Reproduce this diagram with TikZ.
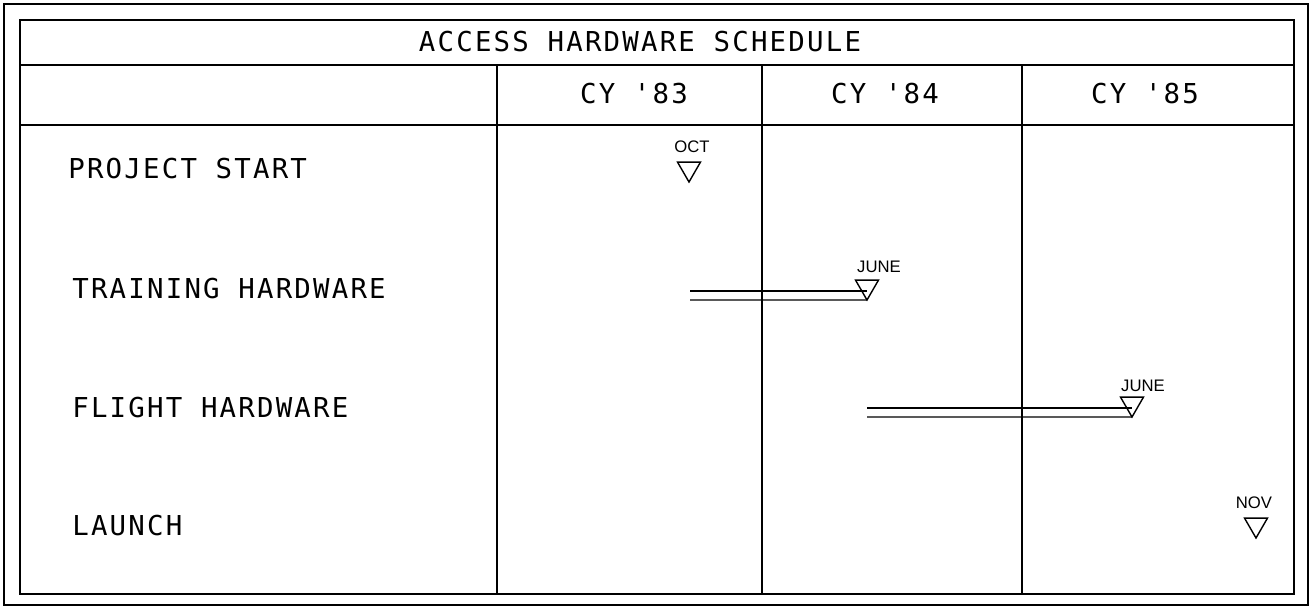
\documentclass[tikz,border=0pt]{standalone}
\usepackage{fontspec}
\usetikzlibrary{shapes.geometric}
\newfontfamily\plotfont{DejaVu Sans Mono}[LetterSpace=8]
\newfontfamily\plotsmall{Liberation Sans}
\begin{document}
\begin{tikzpicture}[x=0.02cm,y=-0.02cm,
  frame/.style={line width=0.9pt},
  grid/.style={line width=0.8pt},
  bigtext/.style={font=\plotfont\fontsize{15.6}{18}\selectfont, inner sep=0pt, anchor=base},
  rowtext/.style={font=\plotfont\fontsize{15.6}{18}\selectfont, inner sep=0pt, anchor=base west},
  datetext/.style={font=\plotsmall\fontsize{9.5}{11}\selectfont, inner sep=0pt},
  milestone/.style={regular polygon, regular polygon sides=3, shape border rotate=180,
    draw, line width=0.8pt, minimum size=0.532cm, inner sep=0pt, outer sep=0pt},
  bar/.style={line width=0.8pt}]
\useasboundingbox (0,0) rectangle (1313,609);
% frames
\draw[frame] (4,4) rectangle (1308,605);
\draw[frame] (20,20) rectangle (1294,594);
\draw[grid] (20,65) -- (1294,65);
\draw[grid] (20,125) -- (1294,125);
\draw[grid] (497,65) -- (497,594);
\draw[grid] (762,65) -- (762,594);
\draw[grid] (1022,65) -- (1022,594);
% headers
\node[bigtext] (title) at (640,51) {ACCESS HARDWARE SCHEDULE};
\node[bigtext] (y83) at (634,103) {CY '83};
\node[bigtext] (y84) at (885,103) {CY '84};
\node[bigtext] (y85) at (1145,103) {CY '85};
% row labels
\node[rowtext] (r1) at (68,178) {PROJECT START};
\node[rowtext] (r2) at (72,298) {TRAINING HARDWARE};
\node[rowtext] (r3) at (72,417) {FLIGHT HARDWARE};
\node[rowtext] (r4) at (72,535) {LAUNCH};
% milestones
\node[milestone] (m1) at (689,168.7) {};
\node[datetext] (d1) at (692,147) {OCT};
\node[milestone] (m2) at (867,286.7) {};
\node[datetext] (d2) at (879,266.5) {JUNE};
\node[milestone] (m3) at (1132,403.7) {};
\node[datetext] (d3) at (1143,386) {JUNE};
\node[milestone] (m4) at (1256,524.7) {};
\node[datetext] (d4) at (1254,503) {NOV};
% bars
\coordinate (s2a) at (690,291);
\coordinate (s2b) at (690,300);
\coordinate (s3a) at (867,408);
\coordinate (s3b) at (867,417);
\draw[bar] (s2a) -- (s2a -| m2.corner 1);
\draw[bar] (s2b) -- (m2.corner 1);
\draw[bar] (s3a) -- (s3a -| m3.corner 1);
\draw[bar] (s3b) -- (m3.corner 1);
\end{tikzpicture}
\end{document}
^^^^^^^^^^^^^^^^
THE TASK: Give an exact reproduction of every line, leaving out any picture.

EXERCISE RESULT:
Reproduce this diagram with TikZ.
\documentclass[tikz,border=0pt]{standalone}
\usepackage{fontspec}
\usetikzlibrary{shapes.geometric}
\newfontfamily\plotfont{DejaVu Sans Mono}[LetterSpace=8]
\newfontfamily\plotsmall{Liberation Sans}
\begin{document}
\begin{tikzpicture}[x=0.02cm,y=-0.02cm,
  frame/.style={line width=0.9pt},
  grid/.style={line width=0.8pt},
  bigtext/.style={font=\plotfont\fontsize{15.6}{18}\selectfont, inner sep=0pt, anchor=base},
  rowtext/.style={font=\plotfont\fontsize{15.6}{18}\selectfont, inner sep=0pt, anchor=base west},
  datetext/.style={font=\plotsmall\fontsize{9.5}{11}\selectfont, inner sep=0pt},
  milestone/.style={regular polygon, regular polygon sides=3, shape border rotate=180,
    draw, line width=0.8pt, minimum size=0.532cm, inner sep=0pt, outer sep=0pt},
  bar/.style={line width=0.8pt}]
\useasboundingbox (0,0) rectangle (1313,609);
% frames
\draw[frame] (4,4) rectangle (1308,605);
\draw[frame] (20,20) rectangle (1294,594);
\draw[grid] (20,65) -- (1294,65);
\draw[grid] (20,125) -- (1294,125);
\draw[grid] (497,65) -- (497,594);
\draw[grid] (762,65) -- (762,594);
\draw[grid] (1022,65) -- (1022,594);
% headers
\node[bigtext] (title) at (640,51) {ACCESS HARDWARE SCHEDULE};
\node[bigtext] (y83) at (634,103) {CY '83};
\node[bigtext] (y84) at (885,103) {CY '84};
\node[bigtext] (y85) at (1145,103) {CY '85};
% row labels
\node[rowtext] (r1) at (68,178) {PROJECT START};
\node[rowtext] (r2) at (72,298) {TRAINING HARDWARE};
\node[rowtext] (r3) at (72,417) {FLIGHT HARDWARE};
\node[rowtext] (r4) at (72,535) {LAUNCH};
% milestones
\node[milestone] (m1) at (689,168.7) {};
\node[datetext] (d1) at (692,147) {OCT};
\node[milestone] (m2) at (867,286.7) {};
\node[datetext] (d2) at (879,266.5) {JUNE};
\node[milestone] (m3) at (1132,403.7) {};
\node[datetext] (d3) at (1143,386) {JUNE};
\node[milestone] (m4) at (1256,524.7) {};
\node[datetext] (d4) at (1254,503) {NOV};
% bars
\coordinate (s2a) at (690,291);
\coordinate (s2b) at (690,300);
\coordinate (s3a) at (867,408);
\coordinate (s3b) at (867,417);
\draw[bar] (s2a) -- (s2a -| m2.corner 1);
\draw[bar] (s2b) -- (m2.corner 1);
\draw[bar] (s3a) -- (s3a -| m3.corner 1);
\draw[bar] (s3b) -- (m3.corner 1);
\end{tikzpicture}
\end{document}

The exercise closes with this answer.